Trunk
1840-1845
Measurements
11-3/4 in x 28-3/4 in x 14-1/2 in
Materials
Animal hide, unidentified wood, leather, brass, paper
Credit Line
Historic Odessa Foundation, The David Wilson Mansion, Inc.
Accession Number
1971.1037
Condition Notes
Most of the leather straps nailed to the trunk have deteriorated and broken away.
Provenance
Ex coll. Mrs. E. Tatnall (Mary Corbit) Warner.
Comments
This domed trunk is covered in hides. The interior is lined with newspapers. Prominent among them is the Episcopal Recorder, published in Philadelphia on January 7, 1832. Other newspaper includes an article about a Cantwell’s Bridge Temperance Society meeting on January 28, 1840. Although trunk makers occasionally lined their work with more expensive papers, used newspapers were the norm for these utilitarian objects.

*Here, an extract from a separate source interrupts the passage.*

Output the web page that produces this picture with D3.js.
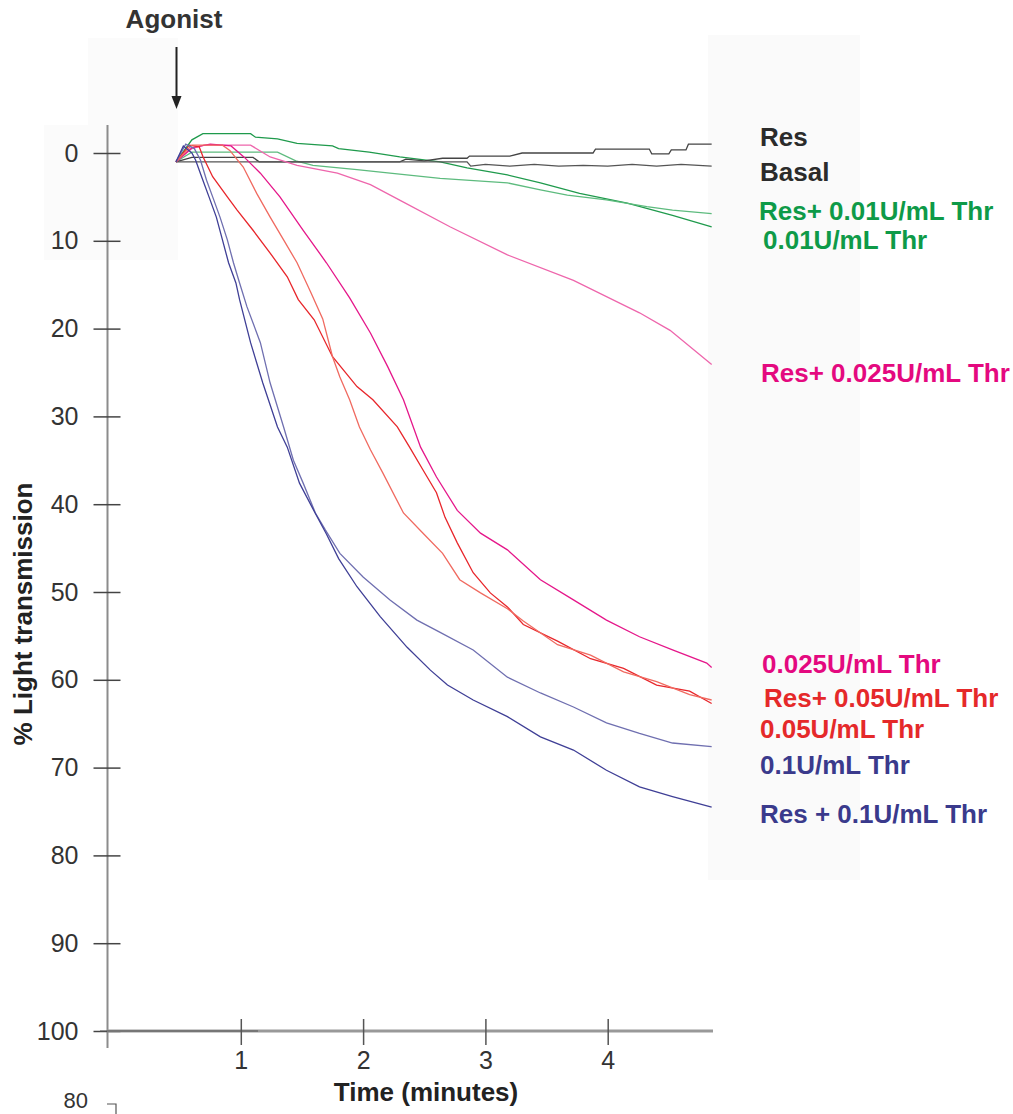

A printed picture entitled “TRINITY CHURCH, MONROE, MICHIGAN TERRITORY” is pasted over the newspaper lining at the top center underside of the lid. That Episcopal church was established in 1831; the house of worship was completed in 1833, but it burned in 1868. Inclusion of this image in such a prominent location and almost certainly by a trunk owner rather than maker raises intriguing questions of the trunk’s ownership and use. It is part of the large body of objects gathered and preserved by Mary Corbit Warner, but no one from the Corbit or Wilson families is known to have had connections to Monroe, Michigan.